### DATASET EXCERPT ###

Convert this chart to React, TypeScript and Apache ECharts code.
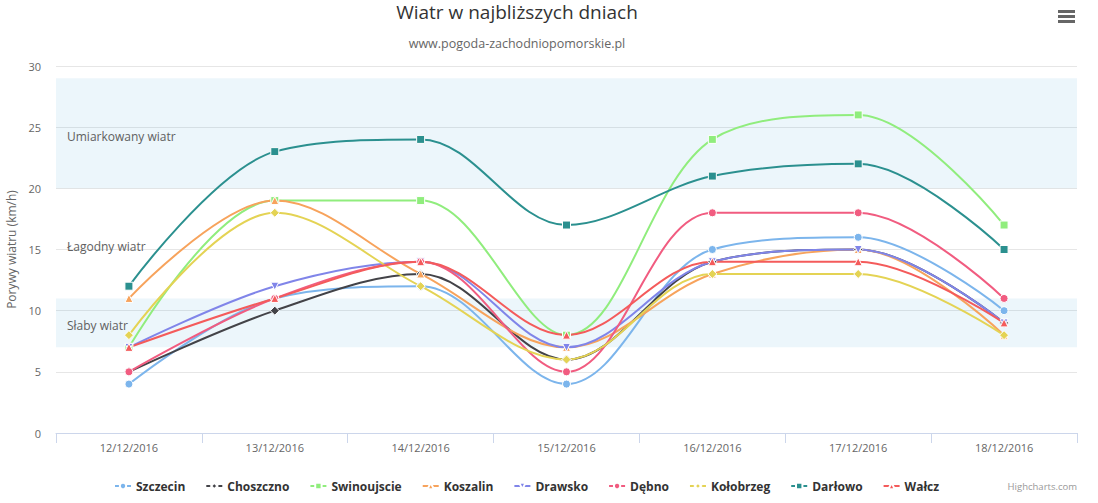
import React, { useEffect, useRef } from "react";
import * as echarts from "echarts";

const categories = ["12/12/2016", "13/12/2016", "14/12/2016", "15/12/2016", "16/12/2016", "17/12/2016", "18/12/2016"];

const szczecin = [4, 11, 12, 4, 15, 16, 10];
const choszczno = [5, 10, 13, 6, 14, 15, 9];
const swinoujscie = [7, 19, 19, 8, 24, 26, 17];
const koszalin = [11, 19, 13, 7, 13, 15, 8];
const drawsko = [7, 12, 14, 7, 14, 15, 9];
const debno = [5, 11, 14, 5, 18, 18, 11];
const kolobrzeg = [8, 18, 12, 6, 13, 13, 8];
const darlowo = [12, 23, 24, 17, 21, 22, 15];
const walcz = [7, 11, 14, 8, 14, 14, 9];

const bands = [
  { from: 7, to: 11, label: "Słaby wiatr", filled: true },
  { from: 11, to: 20, label: "Łagodny wiatr", filled: false },
  { from: 20, to: 29, label: "Umiarkowany wiatr", filled: true },
];

const titleText = "Wiatr w najbliższych dniach";
const subtitleText = "www.pogoda-zachodniopomorskie.pl";
const creditsText = "Highcharts.com";

const seriesDefs = [
  { name: "Szczecin", data: szczecin, color: "#7cb5ec", symbol: "circle", rotate: 0 },
  { name: "Choszczno", data: choszczno, color: "#434348", symbol: "diamond", rotate: 0 },
  { name: "Swinoujscie", data: swinoujscie, color: "#90ed7d", symbol: "rect", rotate: 0 },
  { name: "Koszalin", data: koszalin, color: "#f7a35c", symbol: "triangle", rotate: 0 },
  { name: "Drawsko", data: drawsko, color: "#8085e9", symbol: "triangle", rotate: 180 },
  { name: "Dębno", data: debno, color: "#f15c80", symbol: "circle", rotate: 0 },
  { name: "Kołobrzeg", data: kolobrzeg, color: "#e4d354", symbol: "diamond", rotate: 0 },
  { name: "Darłowo", data: darlowo, color: "#2b908f", symbol: "rect", rotate: 0 },
  { name: "Wałcz", data: walcz, color: "#f45b5b", symbol: "triangle", rotate: 0 },
];

const FONT = "'Open Sans', 'DejaVu Sans', sans-serif";

export default function App() {
  const ref = useRef<HTMLDivElement>(null);
  useEffect(() => {
    const chart = echarts.init(ref.current!, null, { renderer: "svg" });
    const series: any[] = seriesDefs.map((s, i) => ({
      type: "line",
      name: s.name,
      data: s.data,
      smooth: 0.35,
      symbol: s.symbol,
      symbolRotate: s.rotate,
      symbolSize: s.symbol === "diamond" ? 9 : 8,
      showAllSymbol: true,
      lineStyle: { width: 2, color: s.color },
      itemStyle: { color: s.color, borderColor: "#ffffff", borderWidth: 1 },
      z: 3,
      ...(i === 0
        ? {
            markArea: {
              silent: true,
              z: 0,
              data: bands.map((b) => [
                {
                  yAxis: b.from,
                  name: b.label,
                  itemStyle: { color: b.filled ? "rgba(68,170,213,0.1)" : "rgba(0,0,0,0)" },
                },
                { yAxis: b.to },
              ]),
              label: {
                show: true,
                position: "insideLeft",
                distance: 11,
                color: "#606060",
                fontSize: 12,
                fontFamily: FONT,
                offset: [0, 3],
              },
            },
          }
        : {}),
    }));

    chart.setOption({
      animation: false,
      backgroundColor: "#ffffff",
      legend: {
        bottom: 6,
        left: 109,
        itemWidth: 16,
        itemHeight: 8,
        itemGap: 20,
        textStyle: { fontSize: 12, fontWeight: "bold", color: "#333333", fontFamily: FONT },
        data: seriesDefs.map((s) => s.name),
      },
      grid: { left: 56, right: 21, top: 66, bottom: 70, outerBoundsMode: "none", containLabel: false },
      xAxis: {
        type: "category",
        data: categories,
        boundaryGap: true,
        axisLine: { lineStyle: { color: "#ccd6eb", width: 1 } },
        axisTick: { show: true, length: 10, lineStyle: { color: "#ccd6eb" } },
        axisLabel: { color: "#666666", fontSize: 11, fontFamily: FONT, margin: 9 },
      },
      yAxis: {
        type: "value",
        min: 0,
        max: 30,
        interval: 5,
        name: "Porywy wiatru (km/h)",
        nameLocation: "middle",
        nameGap: 38,
        nameTextStyle: { color: "#666666", fontSize: 12, fontFamily: FONT },
        axisLine: { show: false },
        axisTick: { show: false },
        axisLabel: { color: "#666666", fontSize: 11, fontFamily: FONT, margin: 15 },
        splitLine: { lineStyle: { color: "#e6e6e6", width: 1 } },
      },
      graphic: [
        {
          type: "text",
          x: 517,
          y: 12,
          style: {
            text: titleText,
            fill: "#333333",
            font: `19px ${FONT}`,
            textAlign: "center",
            textVerticalAlign: "middle",
          },
        },
        {
          type: "text",
          x: 517,
          y: 43,
          style: {
            text: subtitleText,
            fill: "#666666",
            font: `12.5px ${FONT}`,
            textAlign: "center",
            textVerticalAlign: "middle",
          },
        },
        {
          type: "text",
          x: 1077,
          y: 486,
          style: {
            text: creditsText,
            fill: "#999999",
            font: `9.5px ${FONT}`,
            textAlign: "right",
            textVerticalAlign: "middle",
          },
        },
        { type: "rect", shape: { x: 1058, y: 10, width: 17, height: 3 }, style: { fill: "#666666" } },
        { type: "rect", shape: { x: 1058, y: 15, width: 17, height: 3 }, style: { fill: "#666666" } },
        { type: "rect", shape: { x: 1058, y: 20, width: 17, height: 3 }, style: { fill: "#666666" } },
      ],
      series,
    });
    return () => chart.dispose();
  }, []);
  return <div ref={ref} style={{ width: 1098, height: 503, position: "absolute", left: 0, top: 0 }} />;
}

###

WORK TO BE COMPLETED: Strip out the pictures and quote the remaining data word for word.

CORRECT ANSWER:
Convert this chart to React, TypeScript and Apache ECharts code.
import React, { useEffect, useRef } from "react";
import * as echarts from "echarts";

const categories = ["12/12/2016", "13/12/2016", "14/12/2016", "15/12/2016", "16/12/2016", "17/12/2016", "18/12/2016"];

const szczecin = [4, 11, 12, 4, 15, 16, 10];
const choszczno = [5, 10, 13, 6, 14, 15, 9];
const swinoujscie = [7, 19, 19, 8, 24, 26, 17];
const koszalin = [11, 19, 13, 7, 13, 15, 8];
const drawsko = [7, 12, 14, 7, 14, 15, 9];
const debno = [5, 11, 14, 5, 18, 18, 11];
const kolobrzeg = [8, 18, 12, 6, 13, 13, 8];
const darlowo = [12, 23, 24, 17, 21, 22, 15];
const walcz = [7, 11, 14, 8, 14, 14, 9];

const bands = [
  { from: 7, to: 11, label: "Słaby wiatr", filled: true },
  { from: 11, to: 20, label: "Łagodny wiatr", filled: false },
  { from: 20, to: 29, label: "Umiarkowany wiatr", filled: true },
];

const titleText = "Wiatr w najbliższych dniach";
const subtitleText = "www.pogoda-zachodniopomorskie.pl";
const creditsText = "Highcharts.com";

const seriesDefs = [
  { name: "Szczecin", data: szczecin, color: "#7cb5ec", symbol: "circle", rotate: 0 },
  { name: "Choszczno", data: choszczno, color: "#434348", symbol: "diamond", rotate: 0 },
  { name: "Swinoujscie", data: swinoujscie, color: "#90ed7d", symbol: "rect", rotate: 0 },
  { name: "Koszalin", data: koszalin, color: "#f7a35c", symbol: "triangle", rotate: 0 },
  { name: "Drawsko", data: drawsko, color: "#8085e9", symbol: "triangle", rotate: 180 },
  { name: "Dębno", data: debno, color: "#f15c80", symbol: "circle", rotate: 0 },
  { name: "Kołobrzeg", data: kolobrzeg, color: "#e4d354", symbol: "diamond", rotate: 0 },
  { name: "Darłowo", data: darlowo, color: "#2b908f", symbol: "rect", rotate: 0 },
  { name: "Wałcz", data: walcz, color: "#f45b5b", symbol: "triangle", rotate: 0 },
];

const FONT = "'Open Sans', 'DejaVu Sans', sans-serif";

export default function App() {
  const ref = useRef<HTMLDivElement>(null);
  useEffect(() => {
    const chart = echarts.init(ref.current!, null, { renderer: "svg" });
    const series: any[] = seriesDefs.map((s, i) => ({
      type: "line",
      name: s.name,
      data: s.data,
      smooth: 0.35,
      symbol: s.symbol,
      symbolRotate: s.rotate,
      symbolSize: s.symbol === "diamond" ? 9 : 8,
      showAllSymbol: true,
      lineStyle: { width: 2, color: s.color },
      itemStyle: { color: s.color, borderColor: "#ffffff", borderWidth: 1 },
      z: 3,
      ...(i === 0
        ? {
            markArea: {
              silent: true,
              z: 0,
              data: bands.map((b) => [
                {
                  yAxis: b.from,
                  name: b.label,
                  itemStyle: { color: b.filled ? "rgba(68,170,213,0.1)" : "rgba(0,0,0,0)" },
                },
                { yAxis: b.to },
              ]),
              label: {
                show: true,
                position: "insideLeft",
                distance: 11,
                color: "#606060",
                fontSize: 12,
                fontFamily: FONT,
                offset: [0, 3],
              },
            },
          }
        : {}),
    }));

    chart.setOption({
      animation: false,
      backgroundColor: "#ffffff",
      legend: {
        bottom: 6,
        left: 109,
        itemWidth: 16,
        itemHeight: 8,
        itemGap: 20,
        textStyle: { fontSize: 12, fontWeight: "bold", color: "#333333", fontFamily: FONT },
        data: seriesDefs.map((s) => s.name),
      },
      grid: { left: 56, right: 21, top: 66, bottom: 70, outerBoundsMode: "none", containLabel: false },
      xAxis: {
        type: "category",
        data: categories,
        boundaryGap: true,
        axisLine: { lineStyle: { color: "#ccd6eb", width: 1 } },
        axisTick: { show: true, length: 10, lineStyle: { color: "#ccd6eb" } },
        axisLabel: { color: "#666666", fontSize: 11, fontFamily: FONT, margin: 9 },
      },
      yAxis: {
        type: "value",
        min: 0,
        max: 30,
        interval: 5,
        name: "Porywy wiatru (km/h)",
        nameLocation: "middle",
        nameGap: 38,
        nameTextStyle: { color: "#666666", fontSize: 12, fontFamily: FONT },
        axisLine: { show: false },
        axisTick: { show: false },
        axisLabel: { color: "#666666", fontSize: 11, fontFamily: FONT, margin: 15 },
        splitLine: { lineStyle: { color: "#e6e6e6", width: 1 } },
      },
      graphic: [
        {
          type: "text",
          x: 517,
          y: 12,
          style: {
            text: titleText,
            fill: "#333333",
            font: `19px ${FONT}`,
            textAlign: "center",
            textVerticalAlign: "middle",
          },
        },
        {
          type: "text",
          x: 517,
          y: 43,
          style: {
            text: subtitleText,
            fill: "#666666",
            font: `12.5px ${FONT}`,
            textAlign: "center",
            textVerticalAlign: "middle",
          },
        },
        {
          type: "text",
          x: 1077,
          y: 486,
          style: {
            text: creditsText,
            fill: "#999999",
            font: `9.5px ${FONT}`,
            textAlign: "right",
            textVerticalAlign: "middle",
          },
        },
        { type: "rect", shape: { x: 1058, y: 10, width: 17, height: 3 }, style: { fill: "#666666" } },
        { type: "rect", shape: { x: 1058, y: 15, width: 17, height: 3 }, style: { fill: "#666666" } },
        { type: "rect", shape: { x: 1058, y: 20, width: 17, height: 3 }, style: { fill: "#666666" } },
      ],
      series,
    });
    return () => chart.dispose();
  }, []);
  return <div ref={ref} style={{ width: 1098, height: 503, position: "absolute", left: 0, top: 0 }} />;
}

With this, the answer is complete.